To do it right, I think you'd need to define AZ-specific storage classes and then ensure that when you are deploying apps/services into kubernetes you ensure that you manage those.
Again, from my past experience, when you have Kubernetes in the cloud, with the kubernetes autoscaler, and cloud-based ASG (autoscaling groups), running in an H/A (high-availability i.e. multi-AZ), and now add in stateful requirements using PV's, and now add in very resource intensive apps and services, now this starts to get a bit tricky to maintain--again--despite what the "experts" might be blogging about. Keep in mind that the companies sponsoring the experts might have teams of 10-15 DevOps Kubernetes engineers managing a cluster. This is something we definitely don't have.
I'm sure it will get better with time, but for now, we are doing all we can to maintain stateful apps/services externally--i.e.: and per your initial post, this would be PostgreSQL with RDS.
IMHO, RDS does a fantastic job and allows us to abstract all of this, and we simply deploy our clusters with IAC and forget about them to some degree.
For the cost point and specifically regarding resource contention, I think it's an ideal ROI to have the cloud provider worry about failover, H/A database internals, scaling with multi-AZ storage, etc.
The problem is often that the actual costs of maintaining solutions like this isn't always clear and easy to budget for, and perhaps more importantly--explain to management--this includes the continued costs for engineering time to architect H/A solutions, maintain, research solutions, etc. Add to this the abstraction and compounding of complexity and the plethora of hand-waving blogs, etc.
IMHO, the real problems arise when you deploy a PostgreSQL (via Kubernetes Operator) into an existing multi-AZ cloud-based kubernetes cluster--without knowing and understanding all of the requisite requirements and restrictions. At the time when I was working on deploying postgres clusters with the operator (mid 2019 AIR) there was not a lot (much at all) in the strimzi kafka operator docs about handling multi-AZs in kube with the Kubernetes autoscaler and using cluster ASG's, etc. Note that persistentvolumes and persistentvolumeclaims in the cloud cannot span multiple AZ's--this is a critical concern, especially when you throw in Kubernetes and an ASG (autoscaling group).
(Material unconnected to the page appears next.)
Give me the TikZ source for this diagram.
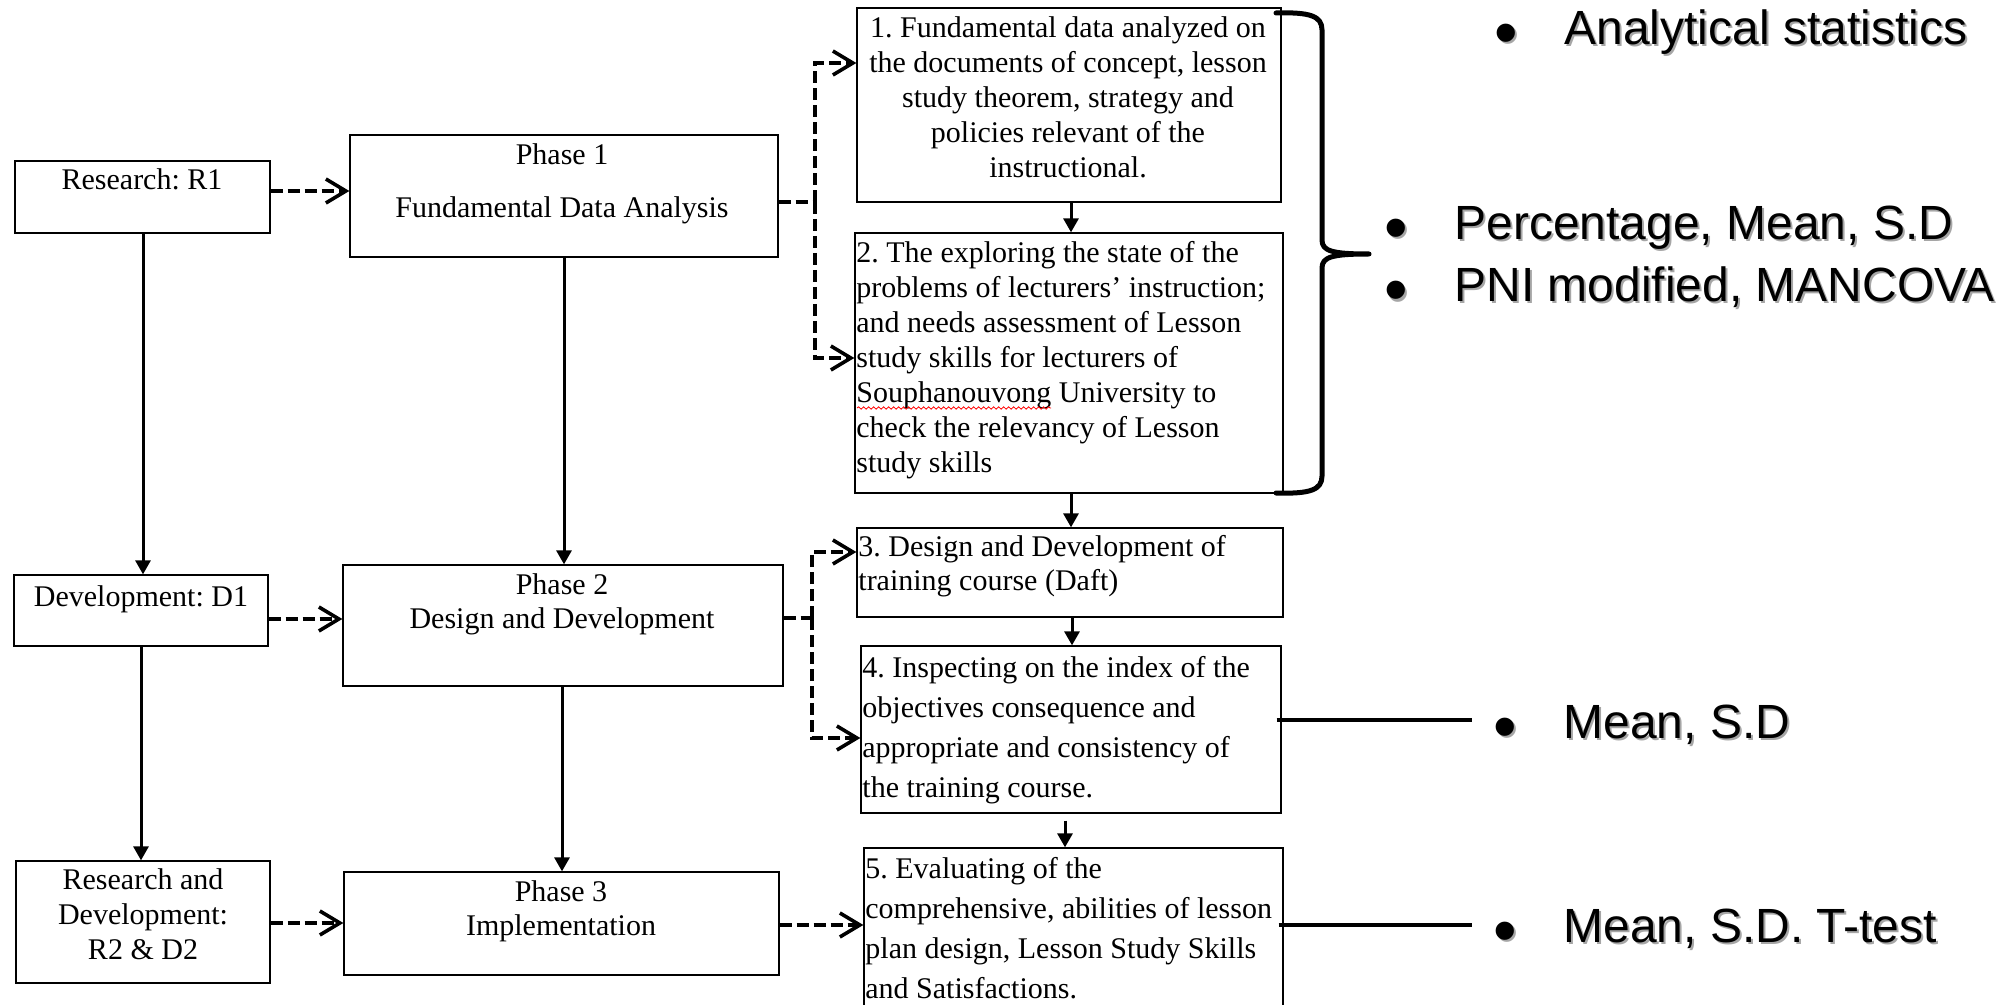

What this means if you have some app/service running in a specific AZ that has persistentvolumes and claims in that AZ, you must ensure that that app/service stays in that AZ and all of its requisite storage resources must also remain available in that AZ. The complexity that is required to manage this is not trivial for most teams. I.e. some helm charts that I installed (after `helm templating` in our IAC code), configured nodelablels on the existing kube clusters worker nodes--but note that this was not documented in the helm chart BTW. So, when we later did a routine upgrade of the Kubernetes version and the ASGs spawned new worker nodes, that left those aps/services processes effectively hard-coded to use nodes that were terminated by the ASG (as they were older versions that were replaced by the newer versions during the upgrade) and their PV's were in a specific AZ, as noted above.
To do it right, I think you'd need to define AZ-specific storage classes and then ensure that when you are deploying apps/services into kubernetes you ensure that you manage those. Again, from my past experience, when you have Kubernetes in the cloud, with the kubernetes autoscaler, and cloud-based ASG (autoscaling groups), running in an H/A (high-availability i.e. multi-AZ), and now add in stateful requirements using PV's, and now add in very resource intensive apps and services, now this starts to get a bit tricky to maintain--again--despite what the "experts" might be blogging about. Keep in mind that the companies sponsoring the experts might have teams of 10-15 DevOps Kubernetes engineers managing a cluster. This is something we definitely don't have.
I'm sure it will get better with time, but for now, we are doing all we can to maintain stateful apps/services externally--i.e.: and per your initial post, this would be PostgreSQL with RDS. IMHO, RDS does a fantastic job and allows us to abstract all of this, and we simply deploy our clusters with IAC and forget about them to some degree. For the cost point and specifically regarding resource contention, I think it's an ideal ROI to have the cloud provider worry about failover, H/A database internals, scaling with multi-AZ storage, etc.